São assuntos contemporâneos, temas religiosos, geralmente aqueles mais fincados na religiosidade popular, como Padre Cícero; são heróis, mitos – Lampião no Inferno; são também assuntos medievais, como Carlos Magno e os doze pares de França, fazendo com que as capas dos folhetos, ilustrações em xilogravuras, conformem uma incalculável memória iconográfica no correr dos tempos.

O xilogravador retém no taco de madeira um território concentrado da criação ou ainda da manutenção iconográfica de temas, estilos e soluções estéticas peculiares ao rico e amplo imaginário da Região Nordeste. O mestre xilógrafo traduz memórias remotas de seus ancestrais mestres na arte de gravar com o uso de goivas, estiletes, faquinhas e outros instrumentos inventados ou recriados, um caminho de arte e de expressão que ocupa um dos lugares mais notáveis da nossa arte popular.

Nesse campo, J. Borges destaca-se como mestre que une iconografia ao texto poético, em performance expressiva e telúrica.

Expo-J.-Borges--xilogravura-Forró-Nordestino--divulgação
Expo-J.-Borges–xilogravura-Forró-Nordestino–divulgação

José Francisco Borges, o J. Borges, nasceu em 20 de dezembro de 1935, e se “encanta” em 26 de julho de 2024 em Bezerros, agreste de Pernambuco, onde viveu, ilustrando e publicando seus folhetos numa tipografia que é também loja.
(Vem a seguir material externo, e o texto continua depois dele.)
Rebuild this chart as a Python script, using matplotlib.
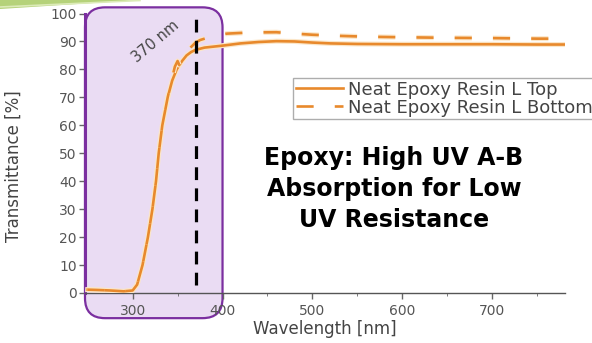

Aos 10 anos de idade trabalhava na agricultura, fazia colheres de pau que vendia na feira. Em 1964, começou a escrever folhetos e a fazer xilogravuras em tacos de pinho e imburana.

Da autoria de J. Borges são, por exemplo: As andorinhas da fé ou ladrões do pé da serra, As bravuras de Cipriano e os amores de Jacira, Domiciano e Renato ou o viajante da sorte, O exemplo da cabra que falou sobre o crime da corrupção, O mistério dos três carvões e os horrores da fome, Nazaré e Damião – o triunfo do amor entre a vingança e a morte, Palavras do Padre Cícero ou visita do Horto, O verdadeiro aviso de Frei Damião sobre os castigos que vêm.

J. Borges notabiliza-se como autor de peças isoladas, xilogravuras independentes do cordel, mantendo, além das impressões tradicionais em preto-e-branco, uma expressiva produção em policromia, retratando em seus temas regionais uma liberdade do criar, de inventar sobre os tacos de madeira, linguagens sensíveis próprias do mestre.

Assim, J. Borges, mestre xilógrafo, continua seu mister de autor, de mantenedor de memórias pessoais, da sua região, da sua história.

Os xilógrafos, além de concentradamente se aterem àquele sonho do típico, transgredem, transformam essa tipicidade, lançando-se a descobertas que expressam a contemporaneidade. Convivências da técnica milenar com adaptações em forma e em temas que tratam o cotidiano, a festa, as descobertas, continuando no traço, no sulco sobre a madeira, nas gravuras impressas sobre papel, identidades que auferem valor, reconhecimento e apreciação da crítica.

Conheci, pessoalmente, J. Borges em 1980, na sua oficina de poeta e gravador em Bezerros, pois já conhecia o artista principalmente pelos folhetos de literatura de cordel. Também, tive a honra de publicar pela primeira vez J. Borges em 1985 com a obra ”Os Borjes : xilogravuras de Pernambuco “, edição COPERBO, quando reuni algumas gravuras de temática popular e tradicional da sua região.

A Briga na Furna de J.Borges
A Briga na Furna de J.Borges

J. Borges é um artista de grande impacto visual, com uma temática emocionantemente telúrica, um grande memorialista do imaginário pernambucano. Ele fez de cada gravura uma linda história contada pelas imagens, sempre cheias de tanta energia e sensibilidade, que verdadeiramente pareciam poder se mover e falar. Um autor de grande gentileza, verdadeiramente imerso no seu ofício.

O legado de J .Borges é diverso, reúne muitas narrativas, e traz sempre suas contações iconográficas conectadas a um sentido de documentalista do seu território, da sua região.

J. Borges conseguiu trazer nas suas obras fortes referências artísticas para serem lembradas com emoção, e com o reconhecimento de verdadeiro mestres do seu ofício.

– J. Borges, foi uma honra tê-lo conhecido!